• [To be done] Output only the lines running from the line bearing "Reproduce this chart with Chart.js." through the line bearing "17, weight: 'bold'", character for character.

• [Raw data]
## start
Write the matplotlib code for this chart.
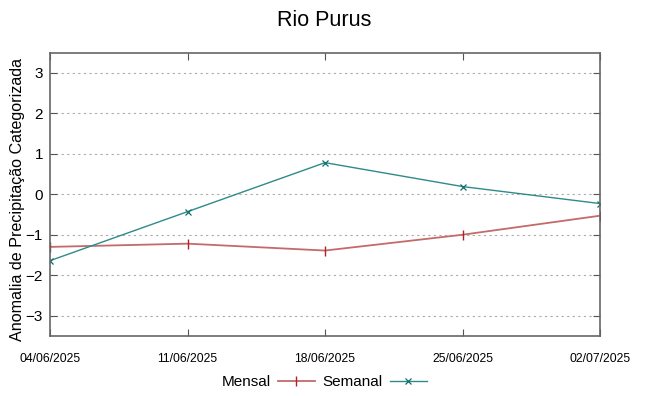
## end
## start
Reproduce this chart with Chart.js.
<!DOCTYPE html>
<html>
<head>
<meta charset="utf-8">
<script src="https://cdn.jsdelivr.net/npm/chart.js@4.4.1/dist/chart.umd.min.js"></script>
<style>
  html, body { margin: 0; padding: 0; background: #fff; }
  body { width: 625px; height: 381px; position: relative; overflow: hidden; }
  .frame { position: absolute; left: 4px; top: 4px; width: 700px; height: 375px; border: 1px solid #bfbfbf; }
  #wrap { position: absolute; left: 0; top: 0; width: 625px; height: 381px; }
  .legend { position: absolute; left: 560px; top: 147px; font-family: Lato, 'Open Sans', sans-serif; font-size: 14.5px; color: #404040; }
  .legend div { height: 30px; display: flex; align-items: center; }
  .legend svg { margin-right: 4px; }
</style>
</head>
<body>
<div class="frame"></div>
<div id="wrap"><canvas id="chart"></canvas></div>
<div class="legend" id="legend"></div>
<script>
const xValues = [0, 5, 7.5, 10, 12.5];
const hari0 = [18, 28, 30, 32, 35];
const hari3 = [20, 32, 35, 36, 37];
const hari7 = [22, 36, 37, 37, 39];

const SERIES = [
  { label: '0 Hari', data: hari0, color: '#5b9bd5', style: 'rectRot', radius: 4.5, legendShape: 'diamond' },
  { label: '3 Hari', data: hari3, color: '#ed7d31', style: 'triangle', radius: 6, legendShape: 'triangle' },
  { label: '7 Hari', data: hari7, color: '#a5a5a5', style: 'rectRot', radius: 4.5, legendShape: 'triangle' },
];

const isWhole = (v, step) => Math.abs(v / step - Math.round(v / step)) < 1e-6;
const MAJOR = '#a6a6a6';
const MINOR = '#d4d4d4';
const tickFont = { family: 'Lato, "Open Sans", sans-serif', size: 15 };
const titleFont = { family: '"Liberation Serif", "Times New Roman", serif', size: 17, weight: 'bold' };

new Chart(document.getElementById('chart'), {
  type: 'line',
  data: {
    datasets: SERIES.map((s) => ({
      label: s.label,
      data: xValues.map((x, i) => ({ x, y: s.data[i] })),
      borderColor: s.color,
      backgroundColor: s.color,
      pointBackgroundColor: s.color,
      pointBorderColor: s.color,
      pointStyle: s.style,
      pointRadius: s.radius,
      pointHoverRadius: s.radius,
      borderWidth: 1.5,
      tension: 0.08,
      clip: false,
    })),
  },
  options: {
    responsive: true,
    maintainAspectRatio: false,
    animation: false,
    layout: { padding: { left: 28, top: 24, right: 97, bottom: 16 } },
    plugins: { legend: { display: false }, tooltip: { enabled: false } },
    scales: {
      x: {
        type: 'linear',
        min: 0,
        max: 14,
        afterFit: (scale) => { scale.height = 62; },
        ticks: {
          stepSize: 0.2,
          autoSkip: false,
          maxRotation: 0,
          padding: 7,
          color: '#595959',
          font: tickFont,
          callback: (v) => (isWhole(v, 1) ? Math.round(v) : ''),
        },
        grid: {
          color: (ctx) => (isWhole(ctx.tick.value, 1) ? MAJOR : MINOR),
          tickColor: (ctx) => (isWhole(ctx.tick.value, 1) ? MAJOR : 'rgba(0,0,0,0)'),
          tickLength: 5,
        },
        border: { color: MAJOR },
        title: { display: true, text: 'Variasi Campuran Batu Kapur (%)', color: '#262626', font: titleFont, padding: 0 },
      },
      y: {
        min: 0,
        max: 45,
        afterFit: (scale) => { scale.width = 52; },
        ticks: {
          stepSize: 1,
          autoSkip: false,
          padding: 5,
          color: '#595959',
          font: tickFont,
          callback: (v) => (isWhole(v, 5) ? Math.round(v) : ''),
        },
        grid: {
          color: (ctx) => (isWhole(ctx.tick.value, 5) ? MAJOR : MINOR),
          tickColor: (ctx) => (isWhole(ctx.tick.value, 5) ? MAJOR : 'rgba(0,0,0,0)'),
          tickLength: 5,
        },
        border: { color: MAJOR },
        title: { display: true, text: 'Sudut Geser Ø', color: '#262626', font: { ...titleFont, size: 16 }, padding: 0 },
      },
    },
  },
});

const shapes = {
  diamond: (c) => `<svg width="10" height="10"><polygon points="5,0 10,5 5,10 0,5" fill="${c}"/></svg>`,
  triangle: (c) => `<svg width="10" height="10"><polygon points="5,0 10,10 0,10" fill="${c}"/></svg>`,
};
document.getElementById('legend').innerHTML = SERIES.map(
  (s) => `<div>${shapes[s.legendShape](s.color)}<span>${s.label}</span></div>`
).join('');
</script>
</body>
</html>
## end
• [The response]
Reproduce this chart with Chart.js.
<!DOCTYPE html>
<html>
<head>
<meta charset="utf-8">
<script src="https://cdn.jsdelivr.net/npm/chart.js@4.4.1/dist/chart.umd.min.js"></script>
<style>
  html, body { margin: 0; padding: 0; background: #fff; }
  body { width: 625px; height: 381px; position: relative; overflow: hidden; }
  .frame { position: absolute; left: 4px; top: 4px; width: 700px; height: 375px; border: 1px solid #bfbfbf; }
  #wrap { position: absolute; left: 0; top: 0; width: 625px; height: 381px; }
  .legend { position: absolute; left: 560px; top: 147px; font-family: Lato, 'Open Sans', sans-serif; font-size: 14.5px; color: #404040; }
  .legend div { height: 30px; display: flex; align-items: center; }
  .legend svg { margin-right: 4px; }
</style>
</head>
<body>
<div class="frame"></div>
<div id="wrap"><canvas id="chart"></canvas></div>
<div class="legend" id="legend"></div>
<script>
const xValues = [0, 5, 7.5, 10, 12.5];
const hari0 = [18, 28, 30, 32, 35];
const hari3 = [20, 32, 35, 36, 37];
const hari7 = [22, 36, 37, 37, 39];

const SERIES = [
  { label: '0 Hari', data: hari0, color: '#5b9bd5', style: 'rectRot', radius: 4.5, legendShape: 'diamond' },
  { label: '3 Hari', data: hari3, color: '#ed7d31', style: 'triangle', radius: 6, legendShape: 'triangle' },
  { label: '7 Hari', data: hari7, color: '#a5a5a5', style: 'rectRot', radius: 4.5, legendShape: 'triangle' },
];

const isWhole = (v, step) => Math.abs(v / step - Math.round(v / step)) < 1e-6;
const MAJOR = '#a6a6a6';
const MINOR = '#d4d4d4';
const tickFont = { family: 'Lato, "Open Sans", sans-serif', size: 15 };
const titleFont = { family: '"Liberation Serif", "Times New Roman", serif', size: 17, weight: 'bold' };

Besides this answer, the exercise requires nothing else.